» **GOAL**:
Locate the lines where "chart" occurs and copy them as they stand.

» **DATASET EXCERPT**:

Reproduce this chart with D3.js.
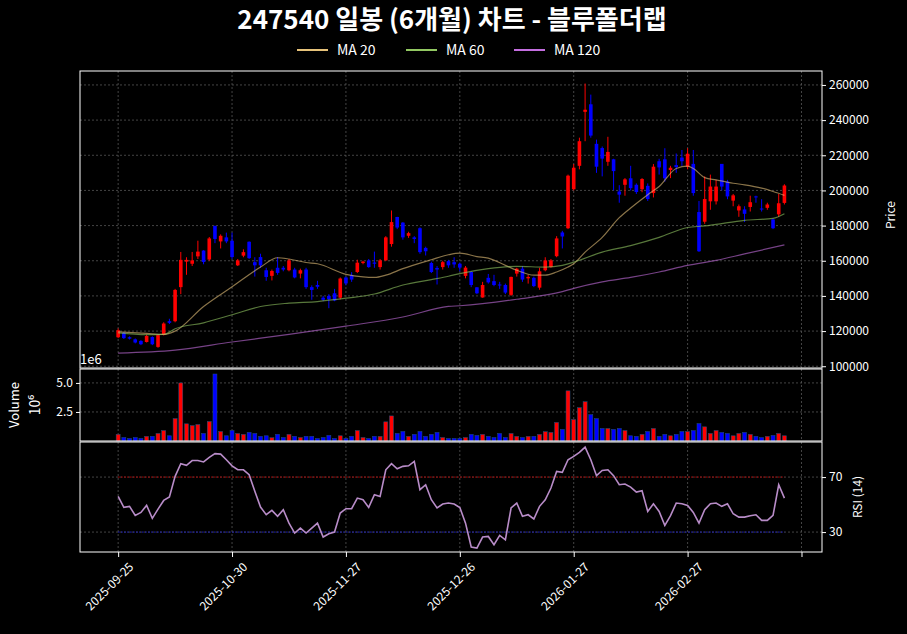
<!DOCTYPE html>
<html><head><meta charset="utf-8">
<script src="https://cdn.jsdelivr.net/npm/d3@7"></script>
<style>
body{margin:0;background:#000;}
text{font-family:"Noto Sans CJK KR","Noto Sans",sans-serif;fill:#fff;}
</style></head>
<body><svg id="chart" width="907" height="634"></svg>
<script>
// candles (thousands of won)
var opens = [116.5,119,116.5,115.3,114.4,113.8,116.6,111,117.8,125.6,125.6,145,159.5,158.3,162.5,165.8,160.7,179.8,171,173.3,
  171.4,157.4,162.9,170.8,159.2,162.1,154.6,151.4,156,156,154.6,155,152.7,155,145,146.2,139,140,141.5,139,
  150.5,151.8,153.6,158.7,160.2,159,156.4,160.2,169.5,184.9,181.7,174.2,173.3,178.5,167.3,158.7,155.9,156.4,159.8,159.2,
  158.3,151.4,153.6,144.9,139.1,150.3,148.4,146.5,146.2,140.6,152.7,155.5,150,150.3,144.7,154.6,156.4,162.6,176.1,178.5,
  200.7,214,244.7,249,226.5,224.1,216.3,217.7,199.4,203.2,206.9,203.2,200.7,202.6,198.5,216.6,217.7,211.6,214.4,218.7,
  213.5,215.1,187.7,182.2,193.8,193.8,215.1,205,194.2,188.6,189.2,190.6,196.6,189.7,190.1,183.5,186.4,192.9];
var closes = [120.5,116,115.7,113.5,112.5,117.2,112.5,117.7,124.3,124.7,143.4,160.5,160.5,160.2,165.2,159.3,172.7,172.4,174.2,171,
  162.1,160.2,164.9,161.5,157.4,157.4,150.8,154.2,153.1,155,160.2,150.5,154.6,145,143.4,145.2,137.8,138.1,137.4,149.9,
  147.1,149.3,158.9,159.5,156.4,158.3,160.2,173.3,182,178.9,173.3,175.7,172.4,164.9,165.4,153.6,155,159.2,157.4,157.9,
  156.1,156.1,146.2,141.5,146.2,147.7,146.2,146.2,141.9,150.8,155.5,149.3,150.8,145.6,154,160.2,160.2,172.7,173.8,208.4,
  212.9,228,245.9,231.2,213.5,218.1,221.9,211,197.6,206.3,201.3,199.1,206.5,195.1,213.5,213.1,206.9,212.9,213.3,216.6,
  220.9,198.5,165.4,195.1,202.2,202.2,202.2,196.6,197.2,191,186.7,193.3,196.1,189.2,192,178.5,192.7,202.8];
var highs = [121.5,119.5,117,115.8,114.8,118,117,118,125,127,144,165,162,165,171.4,166,173.5,180,175,176,
  176,161,166.5,171,162,164,156,155,162.1,157,161,156,155.5,156,146,148.6,140,141,144,150.5,
  151,153.5,160.6,160,161,165.2,161,174,188.6,185,182,176.5,174,179,168,159.5,157,160,160.5,162,
  159,157,154,145,148,152.5,152,148,147,151,156,157,152,151,156,162,161,174,177,209,
  215,230,260.8,254.5,228.9,225,230.5,218,203,207,214,204,207,204,215,218,224,214,221,223,
  224,223,194,208,209,206,215,206,198,192,191,197,197,195,193,184,198,203.5];
var lows = [116,115.5,115.2,113,112,113.5,112,110.5,117.5,124,125,141,152,157,161,158,160,170,167,170,
  161,157,162,161,151,156,148.6,148.8,152,154,154,150,150,144,137.8,144,137,133,137,138,
  146,148,153,158,156,156,155,160,168,178,172,173,170,164,163,153,146.5,155,156,156,
  154,150,145,141,139,147,145.5,144,141,140,151,148,147,145,143.5,154,156,162,167,178,
  200,212,228,230,210,208,214,200,193,197,200,198,199,194,196,209,205,207,210,214,
  212,197,165,181,189,192,200,195,191,185,182,188,193,188,189,178,185,192];
// volume in millions
var volumes = [0.57,0.3,0.22,0.3,0.22,0.4,0.4,0.65,0.9,0.45,1.93,5.0,1.48,1.33,1.42,0.65,1.68,5.77,0.82,0.45,
  0.9,0.65,0.57,0.74,0.65,0.4,0.45,0.28,0.57,0.3,0.57,0.4,0.3,0.4,0.4,0.22,0.3,0.48,0.22,0.45,
  0.22,0.4,0.9,0.3,0.22,0.4,0.4,1.65,2.16,0.65,0.82,0.4,0.57,0.82,0.4,0.57,0.74,0.3,0.22,0.22,
  0.22,0.3,0.57,0.48,0.57,0.4,0.3,0.65,0.3,0.65,0.4,0.3,0.4,0.4,0.57,0.8,0.74,1.6,1.0,4.32,
  1.85,2.87,3.38,2.27,1.93,1.08,1.08,1.0,1.08,0.9,0.45,0.4,0.57,0.82,1.08,0.4,0.57,0.45,0.57,0.82,
  0.82,0.9,1.5,1.22,0.65,0.9,0.74,0.65,0.45,0.65,0.74,0.57,0.4,0.3,0.4,0.48,0.65,0.45];
var rsi = [55.9,48,48.7,42.1,44.3,49.4,40,46.7,53,55.5,70.5,79.7,78.5,82,82,81,84.3,87,86.7,82.6,
  78.2,75.3,75.3,71.7,59.6,48.2,42.6,45.8,41.4,46.2,36.5,29.3,32.9,29.3,32.9,36.5,26.4,28.8,30,43.8,
  47,47,54.7,53.5,47.9,57.2,55.9,75.3,79.7,76,77.8,78.2,81.4,60.8,64.4,53.5,47.5,50.4,51.1,50.4,
  47.9,36.5,19.1,18.4,26.4,26.8,20.8,27.6,24.4,47.5,51.1,41.4,42.6,39.5,48.7,53.5,62,74.1,73.4,82.6,
  85,87.9,91.8,82.6,71,74.8,75.3,71,64.4,64.9,62.7,59.1,60,45,50.6,45,34.8,41.9,51.1,50.6,
  49.4,44.3,36.5,46.2,50.6,51.1,48.7,50.6,43.3,40.9,40.9,41.9,42.6,38.5,38.5,42.1,64.4,54.7];
// moving averages read at sample days
var ma20 = [[0,119.6],[5,118.7],[8,118.1],[10,120],[15,134],[20,145.2],[25,156.4],[28,161.7],[30,161],[33,159],[35,158.3],
  [40,152.3],[43,150.8],[45,150.5],[47,151.8],[50,155.5],[55,160.6],[58,163.4],[60,164.3],[63,162.4],[65,161.5],[68,157.4],
  [70,154.6],[73,151.8],[75,151.8],[77,153.6],[79,156.4],[80,158.3],[82,164.9],[85,173.3],[88,184.5],[90,190],[93,197.6],
  [95,202.2],[98,212.5],[100,213.8],[101,212.5],[103,207.3],[105,206],[108,204.1],[110,203.2],[113,201.3],[115,199.4],[117,197.2]];
var ma60 = [[0,119],[5,118],[8,118.1],[10,121.3],[15,124.7],[20,129.3],[25,134],[30,135.9],[35,136.8],[40,138.7],[45,141.1],
  [50,146.2],[55,149.3],[58,151.2],[60,152.7],[65,155.5],[70,156.8],[75,156.4],[78,157.4],[80,159.2],[85,164.9],[90,168.6],
  [95,173.3],[100,178.9],[103,179.8],[105,180.7],[110,183],[115,184.1],[117,186.7]];
var ma120 = [[0,107.5],[10,109.2],[20,113.8],[30,118.1],[40,122.8],[50,128],[58,134],[60,134.4],[70,138.1],[78,142.4],
  [80,144.3],[85,148],[90,150.5],[95,153.6],[100,157.4],[105,160.2],[110,163.9],[117,169]];
var tickIdx = [0,20,40,60,80,100,120];
var tickLabels = ["2025-09-25","2025-10-30","2025-11-27","2025-12-26","2026-01-27","2026-02-27",""];
var priceTicks = [100000,120000,140000,160000,180000,200000,220000,240000,260000];

var svg = d3.select("#chart");
var L = 80, R = 822;
var UP = "#ff0000", DN = "#0000ff";
var x = d3.scaleLinear().domain([-6.7, 123.6]).range([L, R]);
var yP = d3.scaleLinear().domain([99000, 268500]).range([368, 70]);
var yV = d3.scaleLinear().domain([0, 6.2]).range([441, 369]);
var yR = d3.scaleLinear().domain([15.5, 95.5]).range([552, 442]);
var n = closes.length;
var col = function (i) { return closes[i] >= opens[i] ? UP : DN; };
var maColors = ["#e6c27a", "#92c862", "#c46ee0"];

svg.append("text").attr("x", 452).attr("y", 29).attr("text-anchor", "middle")
  .style("font-size", "26px").style("font-weight", "bold").text("247540 일봉 (6개월) 차트 - 블루폴더랩");

var legend = ["MA 20", "MA 60", "MA 120"];
var lx = [297, 406, 514];
legend.forEach(function (d, i) {
  svg.append("line").attr("x1", lx[i]).attr("x2", lx[i] + 31).attr("y1", 50).attr("y2", 50)
    .attr("stroke", maColors[i]).attr("stroke-width", 2);
  svg.append("text").attr("x", lx[i] + 40).attr("y", 55).style("font-size", "14px").text(d);
});

function grid(yScale, ticks, top, bot) {
  tickIdx.forEach(function (t) {
    svg.append("line").attr("x1", x(t)).attr("x2", x(t)).attr("y1", top).attr("y2", bot)
      .attr("stroke", "#555").attr("stroke-dasharray", "2,2").attr("stroke-width", 0.8);
  });
  ticks.forEach(function (t) {
    svg.append("line").attr("x1", L).attr("x2", R).attr("y1", yScale(t)).attr("y2", yScale(t))
      .attr("stroke", "#555").attr("stroke-dasharray", "2,2").attr("stroke-width", 0.8);
  });
}
grid(yP, priceTicks, 71, 368);
grid(yV, [2.5, 5.0], 369, 441);
grid(yR, [30, 70], 442, 552);

// price panel
var g = svg.append("g");
d3.range(n).forEach(function (i) {
  g.append("line").attr("x1", x(i)).attr("x2", x(i)).attr("y1", yP(highs[i] * 1000)).attr("y2", yP(lows[i] * 1000))
    .attr("stroke", col(i)).attr("stroke-width", 1);
  var top = Math.max(opens[i], closes[i]) * 1000, bot = Math.min(opens[i], closes[i]) * 1000;
  g.append("rect").attr("x", x(i) - 1.8).attr("width", 3.6).attr("y", yP(top))
    .attr("height", Math.max(1, yP(bot) - yP(top))).attr("fill", col(i));
});
var line = d3.line().x(function (d) { return x(d[0]); }).y(function (d) { return yP(d[1] * 1000); }).curve(d3.curveMonotoneX);
[ma20, ma60, ma120].forEach(function (m, i) {
  g.append("path").attr("d", line(m)).attr("fill", "none").attr("stroke", maColors[i])
    .attr("stroke-width", 1.2).attr("opacity", 0.6);
});
svg.append("g").attr("transform", "translate(" + R + ",0)")
  .call(d3.axisRight(yP).tickValues(priceTicks).tickFormat(d3.format("d")).tickSize(4))
  .call(function (a) { a.selectAll("text").style("font-size", "12px"); a.selectAll("line").attr("stroke", "#fff"); a.select(".domain").remove(); });
svg.append("text").attr("x", 80).attr("y", 364).style("font-size", "13px").text("1e6");
svg.append("text").attr("transform", "translate(895,215) rotate(-90)").attr("text-anchor", "middle")
  .style("font-size", "12px").text("Price");

// volume panel
d3.range(n).forEach(function (i) {
  svg.append("rect").attr("x", x(i) - 2).attr("width", 4).attr("y", yV(volumes[i]))
    .attr("height", yV(0) - yV(volumes[i])).attr("fill", col(i)).attr("stroke", "#1f4f7f").attr("stroke-width", 0.5);
});
svg.append("g").attr("transform", "translate(" + L + ",0)")
  .call(d3.axisLeft(yV).tickValues([2.5, 5.0]).tickFormat(d3.format(".1f")).tickSize(4))
  .call(function (a) { a.selectAll("text").style("font-size", "12px"); a.selectAll("line").attr("stroke", "#fff"); a.select(".domain").remove(); });
svg.append("text").attr("transform", "translate(19,405) rotate(-90)").attr("text-anchor", "middle")
  .style("font-size", "13px").text("Volume");
svg.append("text").attr("transform", "translate(40,405) rotate(-90)").attr("text-anchor", "middle")
  .style("font-size", "14px").text("10⁶");

// rsi panel
[[70, "#c00000"], [30, "#2020d0"]].forEach(function (h) {
  svg.append("line").attr("x1", x(0)).attr("x2", x(n - 1)).attr("y1", yR(h[0])).attr("y2", yR(h[0]))
    .attr("stroke", h[1]).attr("stroke-dasharray", "1.5,1.5").attr("stroke-width", 1);
});
svg.append("path").datum(rsi)
  .attr("d", d3.line().x(function (d, i) { return x(i); }).y(function (d) { return yR(d); }))
  .attr("fill", "none").attr("stroke", "#b88cc8").attr("stroke-width", 1.6);
svg.append("g").attr("transform", "translate(" + R + ",0)")
  .call(d3.axisRight(yR).tickValues([30, 70]).tickSize(4))
  .call(function (a) { a.selectAll("text").style("font-size", "12px"); a.selectAll("line").attr("stroke", "#fff"); a.select(".domain").remove(); });
svg.append("text").attr("transform", "translate(862,497) rotate(-90)").attr("text-anchor", "middle")
  .style("font-size", "12px").text("RSI (14)");

// x axis
var xa = svg.append("g").attr("transform", "translate(0,552)")
  .call(d3.axisBottom(x).tickValues(tickIdx).tickFormat(function (d, i) { return tickLabels[i]; }).tickSize(5));
xa.select(".domain").remove();
xa.selectAll("line").attr("stroke", "#fff");
xa.selectAll("text").style("font-size", "12px").attr("text-anchor", "end")
  .attr("transform", "translate(4,4) rotate(-45)");

// frames
[[71, 368], [369, 441], [442, 552]].forEach(function (p) {
  svg.append("rect").attr("x", L).attr("y", p[0]).attr("width", R - L).attr("height", p[1] - p[0])
    .attr("fill", "none").attr("stroke", "#fff").attr("stroke-width", 1);
});
</script></body></html>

» **FULL OUTPUT**:
Reproduce this chart with D3.js.
<body><svg id="chart" width="907" height="634"></svg>
var svg = d3.select("#chart");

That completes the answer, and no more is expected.